The flu vaccine is particularly iffy, because influenza is a multi-faceted disease that changes shape every year. The long advance lead time on creating vaccines means that sometimes the vaccine isn’t terribly effective, as happened two winters ago. (The CDC has a good summary of how flu vaccines are designed and made here.) I get a flu shot every year because it’s more likely to help than not, and because I am edging close to what are euphemistically called the Golden Years. When I do get sick it lasts longer and hurts more, so there’s more value to avoiding illness.

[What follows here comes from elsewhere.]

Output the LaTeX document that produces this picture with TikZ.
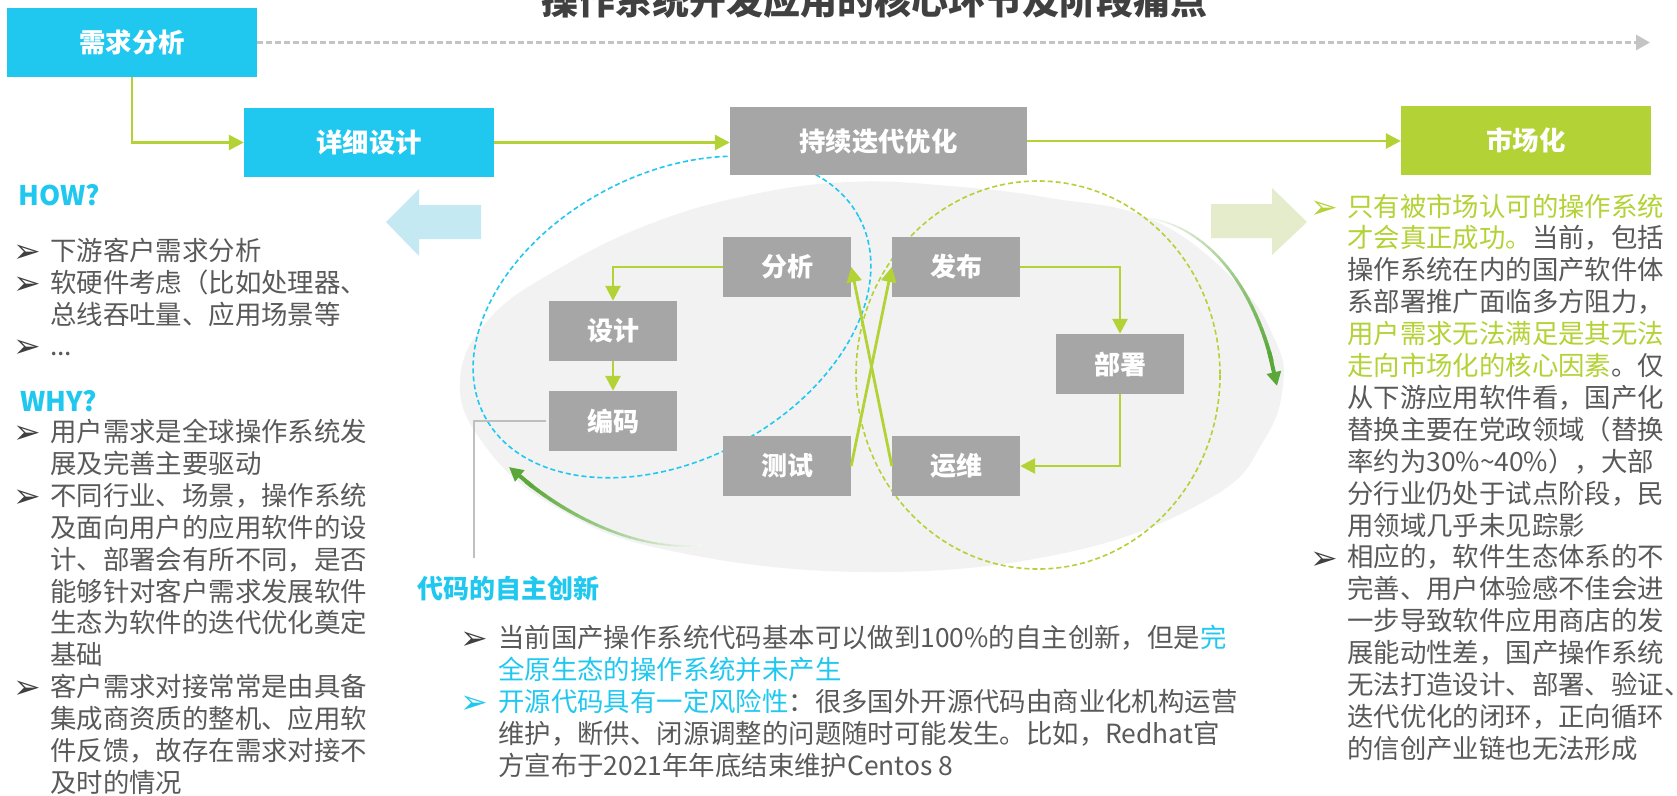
\documentclass[tikz,border=0pt]{standalone}
\usepackage{fontspec}
\setmainfont{Noto Sans CJK SC}
\newfontfamily\symfont{DejaVu Sans}
\usetikzlibrary{arrows.meta,shapes.geometric}
\definecolor{cyanbox}{HTML}{20C8F0}
\definecolor{olive}{HTML}{B2D235}
\definecolor{boxgray}{HTML}{A6A6A6}
\definecolor{txtgray}{HTML}{595959}
\definecolor{titlegray}{HTML}{404040}
\definecolor{bggray}{HTML}{F2F2F2}
\definecolor{lightblue}{HTML}{C5E9F3}
\definecolor{lightolive}{HTML}{E5ECCB}
\definecolor{dashgray}{HTML}{C4C4C4}
\definecolor{dkgreen}{HTML}{5BA83A}
\definecolor{leadgray}{HTML}{BFBFBF}
\begin{document}
\begin{tikzpicture}[x=1pt,y=-1pt,
  bigbox/.style={minimum width=250pt, minimum height=69pt, inner sep=0pt, text=white, font=\fontsize{26.4}{30}\selectfont\bfseries},
  smallbox/.style={fill=boxgray, minimum width=128pt, minimum height=60pt, inner sep=0pt, text=white, font=\fontsize{26}{30}\selectfont\bfseries},
  conn/.style={draw=olive, line width=2.8pt, -{Triangle[length=15pt,width=15pt]}},
  dsh/.style={line width=1.6pt, dash pattern=on 5pt off 3pt},
  tx/.style={anchor=base west, inner sep=0pt, text=txtgray, font=\fontsize{26.4}{31.9}\selectfont},
  hd/.style={anchor=base west, inner sep=0pt, text=cyanbox, font=\fontsize{27}{30}\selectfont\bfseries},
  bul/.style={anchor=base west, inner sep=0pt, text=titlegray, yshift=-2.5pt, font=\symfont\fontsize{33}{34}\selectfont},
]
\useasboundingbox (0,0) rectangle (1677,795);
\fill[white] (0,0) rectangle (1677,795);

% background egg shape
\fill[bggray] plot[smooth cycle, tension=0.7] coordinates {(460,380) (490,318) (560,268) (650,224) (750,195) (850,182) (950,186) (1050,198) (1153,220) (1237,283) (1275,340) (1283,385) (1264,440) (1212,497) (1069,552) (868,572) (667,550) (552,505) (483,443)};

% big light arrows
\fill[lightblue] (386,222) -- (419,189) -- (419,205) -- (481,205) -- (481,239) -- (419,239) -- (419,256) -- cycle;
\fill[lightolive] (1307,222) -- (1272,188) -- (1272,204) -- (1211,204) -- (1211,238) -- (1272,238) -- (1272,255) -- cycle;

% gradient arcs
\coordinate (la0) at (702,545);
\coordinate (la1) at (640,552);
\coordinate (la2) at (565,518);
\coordinate (la3) at (509,467);
\foreach \i in {0,...,30}{\pgfmathsetmacro\tt{\i/30}\path (la0) .. controls (la1) and (la2) .. (la3) coordinate[pos=\tt] (lp\i);}
\foreach \i in {1,...,27}{
  \pgfmathtruncatemacro\j{\i-1}
  \pgfmathtruncatemacro\c{5+95*\i/27}
  \pgfmathsetlengthmacro\w{1.2pt+2.8pt*\i/27}
  \draw[draw=dkgreen!\c!white, line width=\w, line cap=round] (lp\j) -- (lp\i);
}
\draw[dkgreen, line width=4pt, -{Triangle[length=14pt,width=14pt]}] (lp26) -- (lp30);

\coordinate (ra0) at (1148,218);
\coordinate (ra1) at (1215,228);
\coordinate (ra2) at (1262,300);
\coordinate (ra3) at (1277,386);
\foreach \i in {0,...,30}{\pgfmathsetmacro\tt{\i/30}\path (ra0) .. controls (ra1) and (ra2) .. (ra3) coordinate[pos=\tt] (rp\i);}
\foreach \i in {1,...,27}{
  \pgfmathtruncatemacro\j{\i-1}
  \pgfmathtruncatemacro\c{3+97*\i/27}
  \pgfmathsetlengthmacro\w{1.2pt+2.8pt*\i/27}
  \draw[draw=dkgreen!\c!white, line width=\w, line cap=round] (rp\j) -- (rp\i);
}
\draw[dkgreen, line width=4pt, -{Triangle[length=14pt,width=14pt]}] (rp26) -- (rp30);

% dashed ellipses
\draw[cyanbox, dsh, rotate around={28:(672,317)}] (672,317) ellipse [x radius=212, y radius=143];
\draw[olive, dsh] (1038,375) ellipse [x radius=182, y radius=194];

% title
\node[font=\fontsize{37}{40}\selectfont\bfseries, text=titlegray, inner sep=0pt, anchor=base] (title) at (874,14) {操作系统开发应用的核心环节及阶段痛点};

% top boxes
\node[bigbox, fill=cyanbox] (req) at (132,42.5) {需求分析};
\node[bigbox, fill=cyanbox] (det) at (369,142.5) {详细设计};
\node[bigbox, fill=boxgray, minimum width=297pt, minimum height=68pt] (iter) at (878.5,141) {持续迭代优化};
\node[bigbox, fill=olive] (mkt) at (1526,140.5) {市场化};

\coordinate (dend) at (1650,42.5);
\draw[dashgray, line width=3pt, dash pattern=on 6pt off 3pt, -{Triangle[length=14pt,width=15pt]}] (req.east) -- (dend);
\draw[conn] (req.south) |- (det.west);
\draw[conn] (det.east) -- (det.east -| iter.west);
\draw[conn] (iter.east) -- (iter.east -| mkt.west);

% center boxes
\node[smallbox] (ana) at (787,267) {分析};
\node[smallbox] (des) at (613,331) {设计};
\node[smallbox] (cod) at (613,421) {编码};
\node[smallbox] (tst) at (787,466) {测试};
\node[smallbox] (rel) at (956,267) {发布};
\node[smallbox] (dep) at (1120,364) {部署};
\node[smallbox] (ops) at (956,466) {运维};

\draw[conn] (ana.west) -| (des.north);
\draw[conn] (des.south) -- (cod.north);
\draw[conn] (tst.east) -- (rel.west);
\draw[conn] (ops.west) -- (ana.east);
\draw[conn] (rel.east) -| (dep.north);
\draw[conn] (dep.south) |- (ops.east);

\coordinate (lead) at (474,558);
\draw[leadgray, line width=1.6pt] ([xshift=-3pt]cod.west) -| (lead);

% left column
\node[hd] (how) at (18,205) {HOW?};
\node[bul] (hb1) at (13,260) {➢}; \node[tx] (h1) at (50,260) {下游客户需求分析};
\node[bul] (hb2) at (13,292) {➢}; \node[tx] (h2) at (50,292) {软硬件考虑（比如处理器、};
\node[tx] (h3) at (50,324) {总线吞吐量、应用场景等};
\node[bul] (hb3) at (13,355) {➢}; \node[tx] (h4) at (50,355) {...};
\node[hd] (why) at (20,411) {WHY?};
\node[bul] (wb1) at (13,441) {➢}; \node[tx] (w1) at (50,441) {用户需求是全球操作系统发};
\node[tx] (w2) at (50,473) {展及完善主要驱动};
\node[bul] (wb2) at (13,505) {➢}; \node[tx] (w3) at (50,505) {不同行业、场景，操作系统};
\node[tx] (w4) at (50,537) {及面向用户的应用软件的设};
\node[tx] (w5) at (50,569) {计、部署会有所不同，是否};
\node[tx] (w6) at (50,601) {能够针对客户需求发展软件};
\node[tx] (w7) at (50,632) {生态为软件的迭代优化奠定};
\node[tx] (w8) at (50,664) {基础};
\node[bul] (wb3) at (13,696) {➢}; \node[tx] (w9) at (50,696) {客户需求对接常常是由具备};
\node[tx] (w10) at (50,728) {集成商资质的整机、应用软};
\node[tx] (w11) at (50,760) {件反馈，故存在需求对接不};
\node[tx] (w12) at (50,792) {及时的情况};

% right column
\node[bul, text=olive] (rb1) at (1310,216) {➢};
\node[tx] (r0) at (1347,216) {\color{olive}只有被市场认可的操作系统};
\node[tx] (r1) at (1347,247.9) {{\color{olive}才会真正成功。}当前，包括};
\node[tx] (r2) at (1347,279.8) {操作系统在内的国产软件体};
\node[tx] (r3) at (1347,311.7) {系部署推广面临多方阻力，};
\node[tx] (r4) at (1347,343.6) {\color{olive}用户需求无法满足是其无法};
\node[tx] (r5) at (1347,375.5) {{\color{olive}走向市场化的核心因素}。仅};
\node[tx] (r6) at (1347,407.4) {从下游应用软件看，国产化};
\node[tx] (r7) at (1347,439.3) {替换主要在党政领域（替换};
\node[tx] (r8) at (1347,471.2) {率约为30\%\textasciitilde40\%），大部};
\node[tx] (r9) at (1347,503.1) {分行业仍处于试点阶段，民};
\node[tx] (r10) at (1347,535) {用领域几乎未见踪影};
\node[bul] (rb2) at (1310,566.9) {➢};
\node[tx] (r11) at (1347,566.9) {相应的，软件生态体系的不};
\node[tx] (r12) at (1347,598.8) {完善、用户体验感不佳会进};
\node[tx] (r13) at (1347,630.7) {一步导致软件应用商店的发};
\node[tx] (r14) at (1347,662.6) {展能动性差，国产操作系统};
\node[tx] (r15) at (1347,694.5) {无法打造设计、部署、验证\makebox[0.45em][l]{、}};
\node[tx] (r16) at (1347,726.4) {迭代优化的闭环，正向循环};
\node[tx] (r17) at (1347,758.3) {的信创产业链也无法形成};

% bottom block
\node[hd, font=\fontsize{26}{30}\selectfont\bfseries] (code) at (417,598) {代码的自主创新};
\node[bul] (bb1) at (460,647) {➢};
\node[tx] (b1) at (498,647) {当前国产操作系统代码基本可以做到100\%的自主创新，但是{\color{cyanbox}完}};
\node[tx] (b2) at (498,679) {\color{cyanbox}全原生态的操作系统并未产生};
\node[bul, text=cyanbox] (bb2) at (460,711) {➢};
\node[tx] (b3) at (498,711) {{\color{cyanbox}开源代码具有一定风险性}：很多国外开源代码由商业化机构运营};
\node[tx] (b4) at (498,743) {维护，断供、闭源调整的问题随时可能发生。比如，Redhat官};
\node[tx] (b5) at (498,775) {方宣布于2021年年底结束维护Centos 8};
\end{tikzpicture}
\end{document}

But there’s another concern about flu vaccines: Some people say they can give you the flu, or cause flu-like symptoms. This seems a logical fear, since a vaccine works by tricking the body’s immune system into reacting by putting “dead” flu virus or bits of live viruses into our body, and “having the flu” is mostly the result of the immune system’s reaction to the virus.

I got a flu shot Tuesday at work, and on Wednesday I felt like crap: I was shivering when the house wasn’t cold, I was ache-y, and really tired. It felt like I had a mild case of flu. I slept 10 hours last night and feel better today, but it sure seems like the flu shot gave me a bit of flu.

The CDC says no, pointing to randomized trials in which people give placebo flu shots had the same amount of flu-like symptoms. As further evidence on the “no” side, I have gotten flu shots for years and never had a similar response before. And Tuesday was primary election day so I worked late after getting the shot, driving my long commute home at 1 a.m. whereas usually I’m in bed by 10. The sickness could easily have been my body reacting to fatigue or job stress – I don’t shrug that stuff off the way I used to.

But doggone it, it sure felt like correlation (flu shot one day, flu-ish the next) implies causation. If I was suspicious of vaccines, that could easily lock in an anti-vax certainty to the point that no evidence would ever overcome it. Personal experience trumps outside data, every time.

I’m not suspicious of vaccines because the evidence points that way, but even so it feels weird that I got sick. I admit I’ll be a little bit nervous next year when I get my flu shot.